• WRITTEN PROBLEM: Please print exactly the lines below, from the start of the material up to and including the line with "const voutData = voutTime.map((t, i)", but none of the pictures.

----

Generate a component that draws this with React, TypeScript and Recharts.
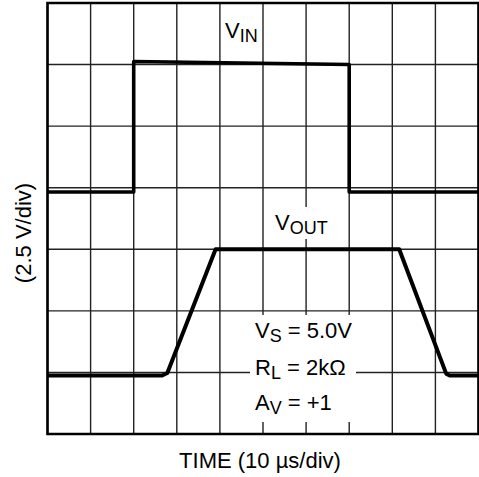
import React from 'react';
import { LineChart, Line, XAxis, YAxis, CartesianGrid, ReferenceArea, Customized } from 'recharts';

const timeTicks = [0, 1, 2, 3, 4, 5, 6, 7, 8, 9, 10];
const voltTicks = [0, 1, 2, 3, 4, 5, 6, 7];

const vinTime = [0, 2, 2, 7, 7, 10];
const vinLevel = [3.93, 3.93, 6.05, 6.0, 3.93, 3.93];

const voutTime = [0, 2.66, 2.78, 3.9, 8.16, 9.25, 9.33, 10];
const voutLevel = [0.95, 0.95, 0.99, 3.0, 3.0, 0.98, 0.95, 0.95];

const vinData = vinTime.map((t, i) => ({ t, v: vinLevel[i] }));
const voutData = voutTime.map((t, i) => ({ t, v: voutLevel[i] }));

const FONT = '"Liberation Sans", Arial, Helvetica, sans-serif';

const Labels = () => (
  <g fontFamily={FONT} fill="#000">
    <rect x={270} y={207} width={65} height={32} fill="#fff" />
    <rect x={250} y={315} width={106} height={107} fill="#fff" />
    <text x={225} y={38} fontSize={22}>
      V<tspan fontSize={18} dy={4}>IN</tspan>
    </text>
    <text x={275} y={230} fontSize={22}>
      V<tspan fontSize={18} dy={4}>OUT</tspan>
    </text>
    <text x={255} y={338} fontSize={22}>
      V<tspan fontSize={18} dy={4}>S</tspan>
      <tspan dy={-4}> = 5.0V</tspan>
    </text>
    <text x={255} y={375} fontSize={22}>
      R<tspan fontSize={18} dy={4}>L</tspan>
      <tspan dy={-4}> = 2kΩ</tspan>
    </text>
    <text x={255} y={410} fontSize={22}>
      A<tspan fontSize={18} dy={4}>V</tspan>
      <tspan dy={-4}> = +1</tspan>
    </text>
    <text x={260} y={468} fontSize={22} textAnchor="middle">
      TIME (10 µs/div)
    </text>
    <text x={31} y={233} fontSize={22} textAnchor="middle" transform="rotate(-90, 31, 233)">
      (2.5 V/div)
    </text>
  </g>
);

export default function App() {
  return (
    <div style={{ position: 'absolute', left: 0, top: 0, background: '#fff' }}>
      <LineChart
        width={479}
        height={477}
        margin={{ top: 3, right: 0.5, bottom: 43, left: 47.5 }}
      >
        <XAxis type="number" dataKey="t" domain={[0, 10]} ticks={timeTicks} hide allowDuplicatedCategory={false} />
        <YAxis type="number" dataKey="v" domain={[0, 7]} ticks={voltTicks} hide />
        <CartesianGrid stroke="#222" strokeWidth={1.4} />
        <ReferenceArea x1={0} x2={10} y1={0} y2={7} fill="none" stroke="#000" strokeWidth={2.6} fillOpacity={0} ifOverflow="visible" />
        <Line data={vinData} dataKey="v" type="linear" stroke="#000" strokeWidth={3.6} dot={false} strokeLinejoin="round" isAnimationActive={false} />
        <Line data={voutData} dataKey="v" type="linear" stroke="#000" strokeWidth={4} dot={false} strokeLinejoin="round" isAnimationActive={false} />
        <Customized component={Labels} />
      </LineChart>
    </div>
  );
}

----

• THE RESULT:
Generate a component that draws this with React, TypeScript and Recharts.
import React from 'react';
import { LineChart, Line, XAxis, YAxis, CartesianGrid, ReferenceArea, Customized } from 'recharts';

const timeTicks = [0, 1, 2, 3, 4, 5, 6, 7, 8, 9, 10];
const voltTicks = [0, 1, 2, 3, 4, 5, 6, 7];

const vinTime = [0, 2, 2, 7, 7, 10];
const vinLevel = [3.93, 3.93, 6.05, 6.0, 3.93, 3.93];

const voutTime = [0, 2.66, 2.78, 3.9, 8.16, 9.25, 9.33, 10];
const voutLevel = [0.95, 0.95, 0.99, 3.0, 3.0, 0.98, 0.95, 0.95];

const vinData = vinTime.map((t, i) => ({ t, v: vinLevel[i] }));
const voutData = voutTime.map((t, i) => ({ t, v: voutLevel[i] }));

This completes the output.